## BEGIN
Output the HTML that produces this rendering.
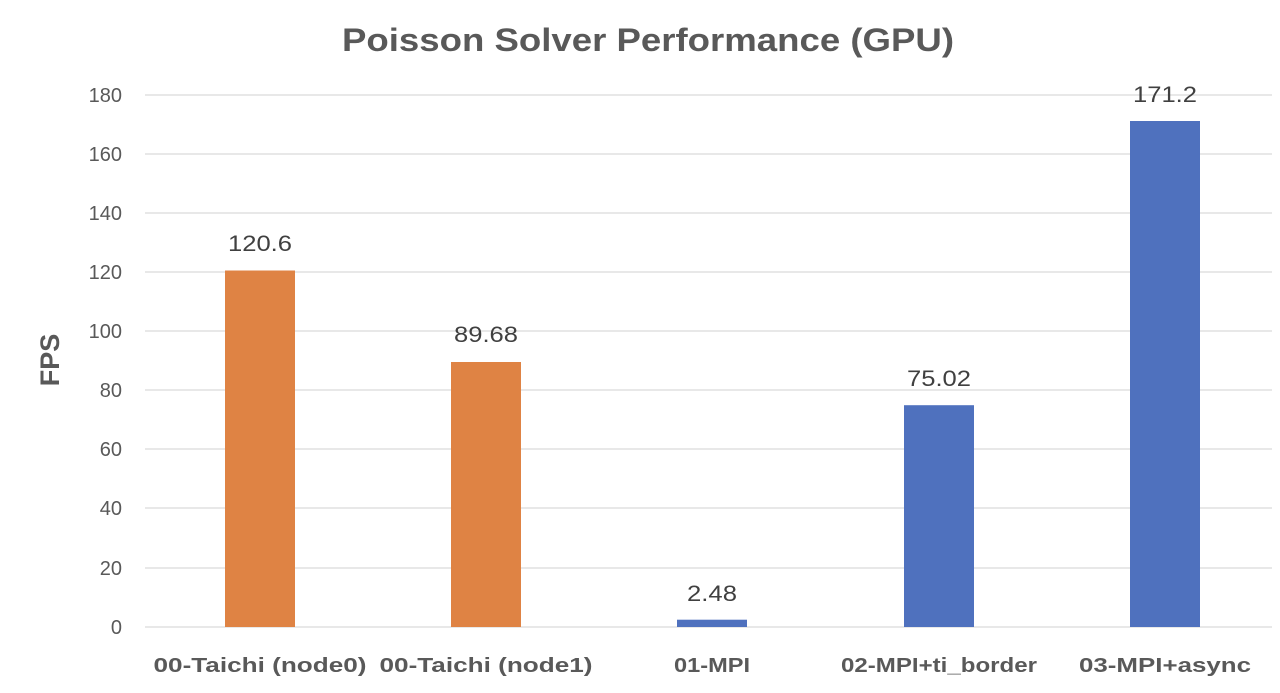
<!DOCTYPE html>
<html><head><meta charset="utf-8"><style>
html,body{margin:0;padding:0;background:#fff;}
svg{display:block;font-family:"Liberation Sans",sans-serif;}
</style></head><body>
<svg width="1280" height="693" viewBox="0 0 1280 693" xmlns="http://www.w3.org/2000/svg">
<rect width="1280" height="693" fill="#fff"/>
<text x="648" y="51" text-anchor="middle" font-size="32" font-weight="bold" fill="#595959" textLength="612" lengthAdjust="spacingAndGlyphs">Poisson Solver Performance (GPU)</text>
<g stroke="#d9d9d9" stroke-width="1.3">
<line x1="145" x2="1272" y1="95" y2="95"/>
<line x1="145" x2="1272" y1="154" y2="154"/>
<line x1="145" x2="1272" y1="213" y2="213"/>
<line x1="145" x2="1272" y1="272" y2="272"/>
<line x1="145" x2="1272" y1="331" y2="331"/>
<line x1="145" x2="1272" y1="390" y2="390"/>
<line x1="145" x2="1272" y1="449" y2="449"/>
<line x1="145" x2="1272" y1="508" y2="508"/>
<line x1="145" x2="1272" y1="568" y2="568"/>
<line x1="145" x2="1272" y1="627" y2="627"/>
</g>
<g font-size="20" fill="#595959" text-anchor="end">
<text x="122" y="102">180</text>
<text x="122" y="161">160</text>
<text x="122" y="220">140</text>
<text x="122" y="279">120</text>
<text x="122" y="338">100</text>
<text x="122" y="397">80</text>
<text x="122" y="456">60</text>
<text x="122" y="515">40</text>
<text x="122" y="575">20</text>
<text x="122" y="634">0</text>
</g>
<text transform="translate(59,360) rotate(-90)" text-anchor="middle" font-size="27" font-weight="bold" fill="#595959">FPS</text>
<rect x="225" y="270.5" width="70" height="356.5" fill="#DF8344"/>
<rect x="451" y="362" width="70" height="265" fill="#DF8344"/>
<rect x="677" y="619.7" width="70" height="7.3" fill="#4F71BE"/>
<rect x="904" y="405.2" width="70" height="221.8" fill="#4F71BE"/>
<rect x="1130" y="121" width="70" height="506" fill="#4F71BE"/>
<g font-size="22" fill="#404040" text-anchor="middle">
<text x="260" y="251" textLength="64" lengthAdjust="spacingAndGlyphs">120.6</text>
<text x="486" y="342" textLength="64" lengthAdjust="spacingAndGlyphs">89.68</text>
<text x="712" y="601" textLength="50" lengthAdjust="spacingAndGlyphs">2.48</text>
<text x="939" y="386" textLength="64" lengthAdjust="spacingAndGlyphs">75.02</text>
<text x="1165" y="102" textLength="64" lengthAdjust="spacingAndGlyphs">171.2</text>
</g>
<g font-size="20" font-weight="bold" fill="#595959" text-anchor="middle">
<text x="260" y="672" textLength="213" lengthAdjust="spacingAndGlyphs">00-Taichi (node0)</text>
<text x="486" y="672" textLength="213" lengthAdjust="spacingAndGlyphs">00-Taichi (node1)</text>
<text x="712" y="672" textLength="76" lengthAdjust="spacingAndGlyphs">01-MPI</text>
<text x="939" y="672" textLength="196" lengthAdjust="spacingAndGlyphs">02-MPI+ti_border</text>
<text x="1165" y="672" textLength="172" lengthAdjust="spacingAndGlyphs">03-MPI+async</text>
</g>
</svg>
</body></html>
## END
## DIRECTIONS
Exclude the pictures. Write out the remaining data exactly.

## IN RESPONSE
Output the HTML that produces this rendering.
<!DOCTYPE html>
<html><head><meta charset="utf-8"><style>
html,body{margin:0;padding:0;background:#fff;}
svg{display:block;font-family:"Liberation Sans",sans-serif;}
</style></head><body>
<svg width="1280" height="693" viewBox="0 0 1280 693" xmlns="http://www.w3.org/2000/svg">
<rect width="1280" height="693" fill="#fff"/>
<text x="648" y="51" text-anchor="middle" font-size="32" font-weight="bold" fill="#595959" textLength="612" lengthAdjust="spacingAndGlyphs">Poisson Solver Performance (GPU)</text>
<g stroke="#d9d9d9" stroke-width="1.3">
<line x1="145" x2="1272" y1="95" y2="95"/>
<line x1="145" x2="1272" y1="154" y2="154"/>
<line x1="145" x2="1272" y1="213" y2="213"/>
<line x1="145" x2="1272" y1="272" y2="272"/>
<line x1="145" x2="1272" y1="331" y2="331"/>
<line x1="145" x2="1272" y1="390" y2="390"/>
<line x1="145" x2="1272" y1="449" y2="449"/>
<line x1="145" x2="1272" y1="508" y2="508"/>
<line x1="145" x2="1272" y1="568" y2="568"/>
<line x1="145" x2="1272" y1="627" y2="627"/>
</g>
<g font-size="20" fill="#595959" text-anchor="end">
<text x="122" y="102">180</text>
<text x="122" y="161">160</text>
<text x="122" y="220">140</text>
<text x="122" y="279">120</text>
<text x="122" y="338">100</text>
<text x="122" y="397">80</text>
<text x="122" y="456">60</text>
<text x="122" y="515">40</text>
<text x="122" y="575">20</text>
<text x="122" y="634">0</text>
</g>
<text transform="translate(59,360) rotate(-90)" text-anchor="middle" font-size="27" font-weight="bold" fill="#595959">FPS</text>
<rect x="225" y="270.5" width="70" height="356.5" fill="#DF8344"/>
<rect x="451" y="362" width="70" height="265" fill="#DF8344"/>
<rect x="677" y="619.7" width="70" height="7.3" fill="#4F71BE"/>
<rect x="904" y="405.2" width="70" height="221.8" fill="#4F71BE"/>
<rect x="1130" y="121" width="70" height="506" fill="#4F71BE"/>
<g font-size="22" fill="#404040" text-anchor="middle">
<text x="260" y="251" textLength="64" lengthAdjust="spacingAndGlyphs">120.6</text>
<text x="486" y="342" textLength="64" lengthAdjust="spacingAndGlyphs">89.68</text>
<text x="712" y="601" textLength="50" lengthAdjust="spacingAndGlyphs">2.48</text>
<text x="939" y="386" textLength="64" lengthAdjust="spacingAndGlyphs">75.02</text>
<text x="1165" y="102" textLength="64" lengthAdjust="spacingAndGlyphs">171.2</text>
</g>
<g font-size="20" font-weight="bold" fill="#595959" text-anchor="middle">
<text x="260" y="672" textLength="213" lengthAdjust="spacingAndGlyphs">00-Taichi (node0)</text>
<text x="486" y="672" textLength="213" lengthAdjust="spacingAndGlyphs">00-Taichi (node1)</text>
<text x="712" y="672" textLength="76" lengthAdjust="spacingAndGlyphs">01-MPI</text>
<text x="939" y="672" textLength="196" lengthAdjust="spacingAndGlyphs">02-MPI+ti_border</text>
<text x="1165" y="672" textLength="172" lengthAdjust="spacingAndGlyphs">03-MPI+async</text>
</g>
</svg>
</body></html>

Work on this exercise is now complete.